◆ What this task involves
Filter the entries and keep only the lines where the string "LaTeX" appears.
■ ■ ■ ■ ■
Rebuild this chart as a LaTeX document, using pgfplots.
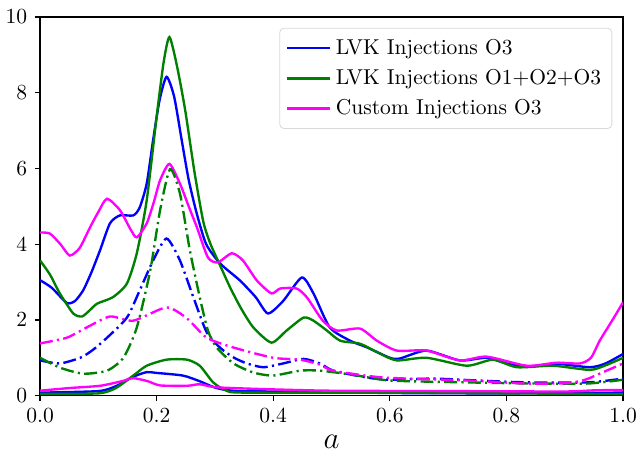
\documentclass[border=0pt]{standalone}
\usepackage{pgfplots}
\pgfplotsset{compat=1.18}
\definecolor{mblue}{RGB}{0,0,255}
\definecolor{mgreen}{RGB}{0,128,0}
\definecolor{mmag}{RGB}{255,0,255}
\begin{document}
\begin{tikzpicture}
\begin{axis}[
  width=271pt, height=176pt, scale only axis,
  xmin=0, xmax=1, ymin=0, ymax=10,
  xtick={0,0.2,0.4,0.6,0.8,1.0},
  ytick={0,2,4,6,8,10},
  tick align=outside, tick pos=left,
  major tick length=2.5pt,
  xticklabel style={/pgf/number format/fixed,/pgf/number format/precision=1,/pgf/number format/fixed zerofill},
  xlabel={$a$}, xlabel style={font=\Large, yshift=1pt},
  axis line style={black, line width=0.6pt},
  every tick/.style={black, line width=0.6pt},
  legend style={at={(rel axis cs:1,1)}, anchor=north east, xshift=-5pt, yshift=-5pt,
    draw=gray!30, rounded corners=2pt, fill=white, font=\normalsize,
    row sep=1.5pt, inner xsep=3pt, inner ysep=3pt},
  legend cell align=left,
  legend image code/.code={\draw[#1] (0pt,0pt) -- (20pt,0pt);},
  every axis plot/.append style={line width=1.1pt, smooth, tension=0.4},
  dashdot/.style={dash pattern=on 6pt off 2pt on 1pt off 2pt},
]
% solid upper
\addplot[mblue] coordinates {(0,3.05) (0.02,2.85) (0.046,2.45) (0.06,2.5) (0.074,2.78) (0.088,3.25) (0.103,3.84) (0.12,4.55) (0.137,4.76) (0.16,4.76) (0.171,4.97) (0.183,5.6) (0.194,6.75) (0.205,7.8) (0.217,8.42) (0.23,7.9) (0.243,6.75) (0.255,5.7) (0.269,4.8) (0.285,4.0) (0.309,3.49) (0.343,3.04) (0.37,2.6) (0.391,2.17) (0.417,2.5) (0.449,3.12) (0.469,2.7) (0.497,1.8) (0.532,1.45) (0.56,1.28) (0.6,1.0) (0.617,0.98) (0.663,1.19) (0.72,0.93) (0.766,1.0) (0.8,0.85) (0.835,0.76) (0.886,0.84) (0.943,0.75) (0.97,0.85) (1.0,1.1)};
\addlegendentry{LVK Injections O3}
\addplot[mgreen] coordinates {(0,3.57) (0.017,3.2) (0.034,2.7) (0.057,2.17) (0.072,2.09) (0.085,2.25) (0.098,2.43) (0.125,2.6) (0.149,2.96) (0.166,3.76) (0.183,5.16) (0.2,7.36) (0.212,8.8) (0.222,9.47) (0.235,8.7) (0.249,7.54) (0.265,5.9) (0.28,4.6) (0.292,4.02) (0.31,3.4) (0.326,2.86) (0.345,2.3) (0.366,1.8) (0.397,1.4) (0.423,1.72) (0.452,2.06) (0.469,1.98) (0.492,1.72) (0.515,1.45) (0.549,1.37) (0.583,1.11) (0.612,0.93) (0.663,1.0) (0.732,0.79) (0.777,0.95) (0.818,0.75) (0.88,0.79) (0.943,0.68) (0.97,0.8) (1.0,1.0)};
\addlegendentry{LVK Injections O1+O2+O3}
\addplot[mmag] coordinates {(0,4.31) (0.017,4.28) (0.035,4.0) (0.051,3.7) (0.068,3.9) (0.086,4.45) (0.1,4.85) (0.115,5.2) (0.137,4.9) (0.155,4.4) (0.166,4.18) (0.183,4.55) (0.195,5.1) (0.206,5.69) (0.222,6.12) (0.24,5.6) (0.255,5.0) (0.269,4.45) (0.288,3.65) (0.305,3.52) (0.329,3.76) (0.348,3.57) (0.372,3.04) (0.397,2.7) (0.412,2.83) (0.44,2.83) (0.458,2.59) (0.485,1.98) (0.509,1.72) (0.549,1.77) (0.578,1.45) (0.612,1.19) (0.663,1.19) (0.72,0.93) (0.766,1.03) (0.835,0.79) (0.886,0.87) (0.926,0.85) (0.945,1.0) (0.96,1.45) (0.98,1.95) (1.0,2.46)};
\addlegendentry{Custom Injections O3}
% dash-dot middle
\addplot[mblue, dashdot, forget plot] coordinates {(0,0.93) (0.034,0.85) (0.069,1.0) (0.09,1.2) (0.115,1.53) (0.149,2.06) (0.171,2.78) (0.194,3.57) (0.217,4.15) (0.24,3.57) (0.263,2.6) (0.286,1.67) (0.31,1.25) (0.333,1.0) (0.355,0.85) (0.383,0.75) (0.417,0.85) (0.452,0.97) (0.48,0.85) (0.503,0.66) (0.56,0.48) (0.6,0.42) (0.674,0.45) (0.75,0.4) (0.835,0.35) (0.94,0.35) (1.0,0.45)};
\addplot[mgreen, dashdot, forget plot] coordinates {(0,1.0) (0.034,0.74) (0.074,0.58) (0.115,0.66) (0.143,1.0) (0.166,1.8) (0.189,3.3) (0.206,4.9) (0.223,5.98) (0.24,5.34) (0.257,3.84) (0.274,2.6) (0.288,1.72) (0.303,1.27) (0.332,0.85) (0.366,0.61) (0.4,0.53) (0.446,0.66) (0.48,0.66) (0.537,0.55) (0.6,0.4) (0.732,0.35) (0.846,0.32) (0.94,0.32) (1.0,0.42)};
\addplot[mmag, dashdot, forget plot] coordinates {(0,1.38) (0.046,1.53) (0.08,1.8) (0.12,2.09) (0.16,1.98) (0.217,2.33) (0.252,2.04) (0.286,1.53) (0.332,1.27) (0.4,1.0) (0.446,0.95) (0.48,0.82) (0.503,0.66) (0.588,0.48) (0.732,0.4) (0.835,0.32) (0.904,0.33) (0.935,0.42) (0.96,0.58) (1.0,0.85)};
% solid bottom
\addplot[mblue, forget plot] coordinates {(0,0.08) (0.1,0.12) (0.13,0.25) (0.16,0.5) (0.183,0.62) (0.2,0.6) (0.245,0.53) (0.274,0.38) (0.303,0.2) (0.343,0.12) (0.5,0.1) (0.6,0.07) (0.8,0.06) (1.0,0.08)};
\addplot[mgreen, forget plot] coordinates {(0,0.05) (0.1,0.06) (0.13,0.2) (0.16,0.53) (0.183,0.79) (0.217,0.95) (0.252,0.95) (0.274,0.79) (0.297,0.35) (0.32,0.13) (0.35,0.08) (0.6,0.08) (0.8,0.06) (1.0,0.04)};
\addplot[mmag, forget plot] coordinates {(0,0.13) (0.05,0.2) (0.103,0.26) (0.14,0.38) (0.16,0.46) (0.185,0.38) (0.206,0.27) (0.252,0.26) (0.274,0.3) (0.303,0.22) (0.389,0.17) (0.5,0.13) (0.7,0.12) (0.9,0.11) (0.95,0.14) (1.0,0.15)};
\coordinate (bl) at (rel axis cs:0,0);
\coordinate (tr) at (rel axis cs:1,1);
\end{axis}
\pgfresetboundingbox
\useasboundingbox ([xshift=-18.6pt,yshift=-28.5pt]bl) rectangle ([xshift=6.5pt,yshift=7.9pt]tr);
\end{tikzpicture}
\end{document}
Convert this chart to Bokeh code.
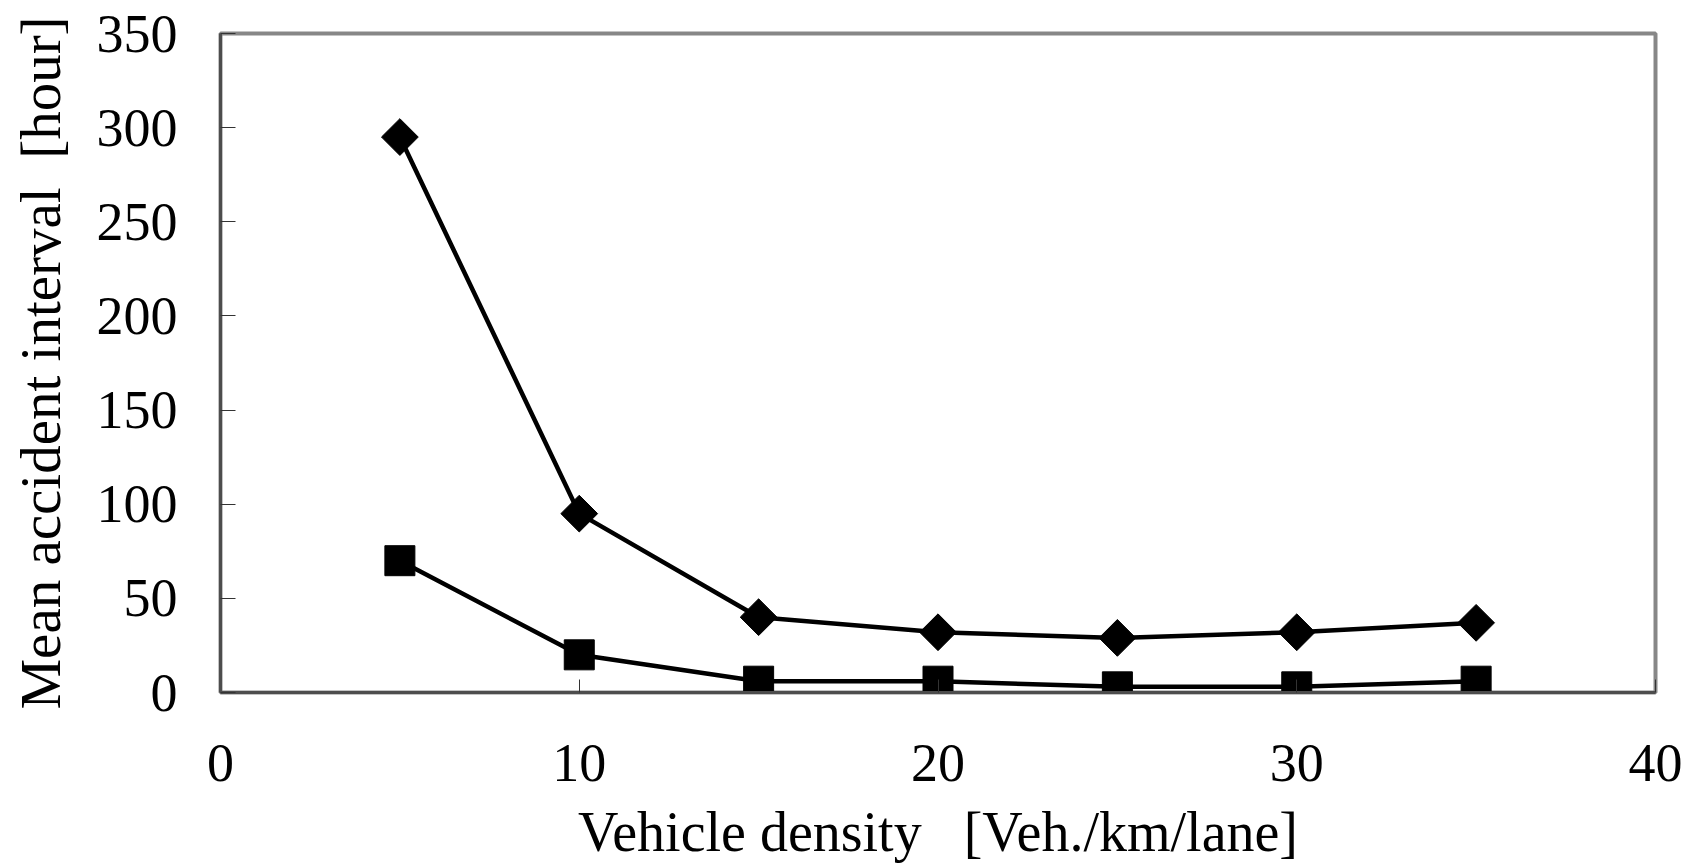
import numpy as np
from bokeh.plotting import figure
from bokeh.models import FixedTicker, Range1d
from bokeh.embed import file_html
from bokeh.resources import INLINE

# Data
density = [5, 10, 15, 20, 25, 30, 35]
series_diamond = [295, 95, 40, 32, 29, 32, 37]
series_square = [70, 20, 6, 6, 3, 3, 6]
x_ticks = [0, 10, 20, 30, 40]
y_ticks = [0, 50, 100, 150, 200, 250, 300, 350]
x_title = "Vehicle density\u00a0\u00a0 [Veh./km/lane]"
y_title = "Mean accident interval\u00a0 [hour]"

FONT = "Liberation Serif"
W, H = 1691, 865
FRAME_L, FRAME_R, FRAME_T, FRAME_B = 220, 1655, 33, 693

p = figure(width=W, height=H, output_backend="svg", toolbar_location=None,
           x_range=Range1d(0, 40), y_range=Range1d(0, 350),
           min_border_left=FRAME_L, min_border_right=W - FRAME_R,
           min_border_top=FRAME_T, min_border_bottom=H - FRAME_B)

p.background_fill_color = "white"
p.border_fill_color = "white"
p.outline_line_color = "#878787"
p.outline_line_width = 4
p.xgrid.visible = False
p.ygrid.visible = False

# lines
p.line(density, series_diamond, line_color="black", line_width=4.5)
p.line(density, series_square, line_color="black", line_width=4.5)
# markers
p.scatter(density, series_diamond, marker="square", angle=np.pi / 4, size=26,
          fill_color="black", line_color="black")
p.scatter(density, series_square, marker="square", size=30,
          fill_color="black", line_color="black")

for ax in (p.xaxis[0], p.yaxis[0]):
    ax.axis_line_color = "#4d4d4d"
    ax.axis_line_width = 3
    ax.major_tick_out = 0
    ax.minor_tick_in = 0
    ax.minor_tick_out = 0
    ax.major_tick_line_color = "#333333"
    ax.major_tick_line_width = 1
    ax.major_label_text_font = FONT
    ax.major_label_text_font_size = "54px"
    ax.major_label_text_color = "black"
    ax.axis_label_text_font = FONT
    ax.axis_label_text_font_style = "normal"
    ax.axis_label_text_color = "black"

p.xaxis.ticker = FixedTicker(ticks=x_ticks)
p.yaxis.ticker = FixedTicker(ticks=y_ticks)
p.xaxis.major_tick_in = 13
p.yaxis.major_tick_in = 15
p.xaxis.major_label_standoff = 52
p.yaxis.major_label_standoff = 43
p.yaxis.axis_label = y_title
p.yaxis.axis_label_text_font_size = "57px"
p.yaxis.axis_label_standoff = 22
p.xaxis.axis_label = x_title
p.xaxis.axis_label_text_font_size = "56px"
p.xaxis.axis_label_standoff = 17

open("out.html", "w").write(file_html(p, INLINE))
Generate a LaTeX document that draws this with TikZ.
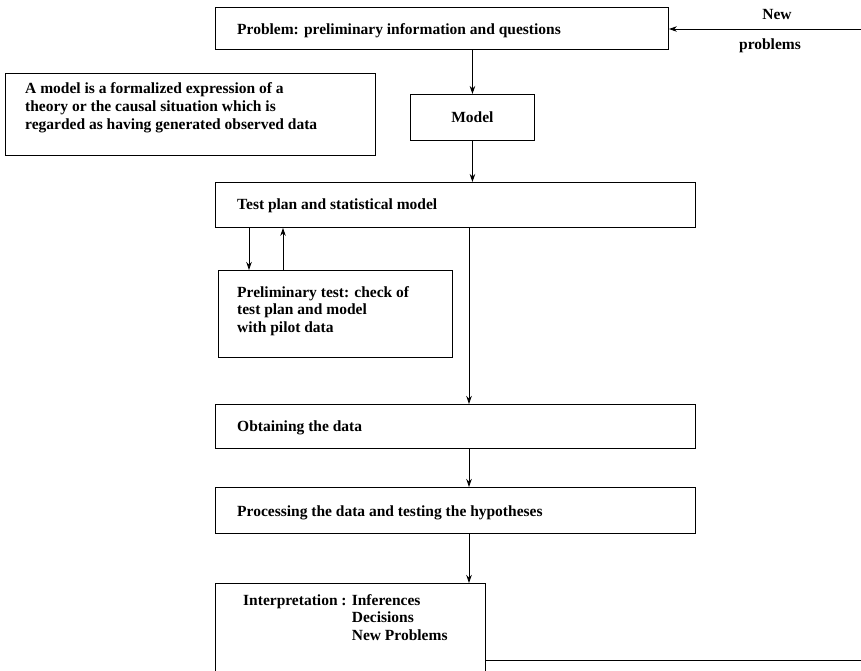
■ ■ ■ ■ ■
◆ Reply
Rebuild this chart as a LaTeX document, using pgfplots.
Generate a LaTeX document that draws this with TikZ.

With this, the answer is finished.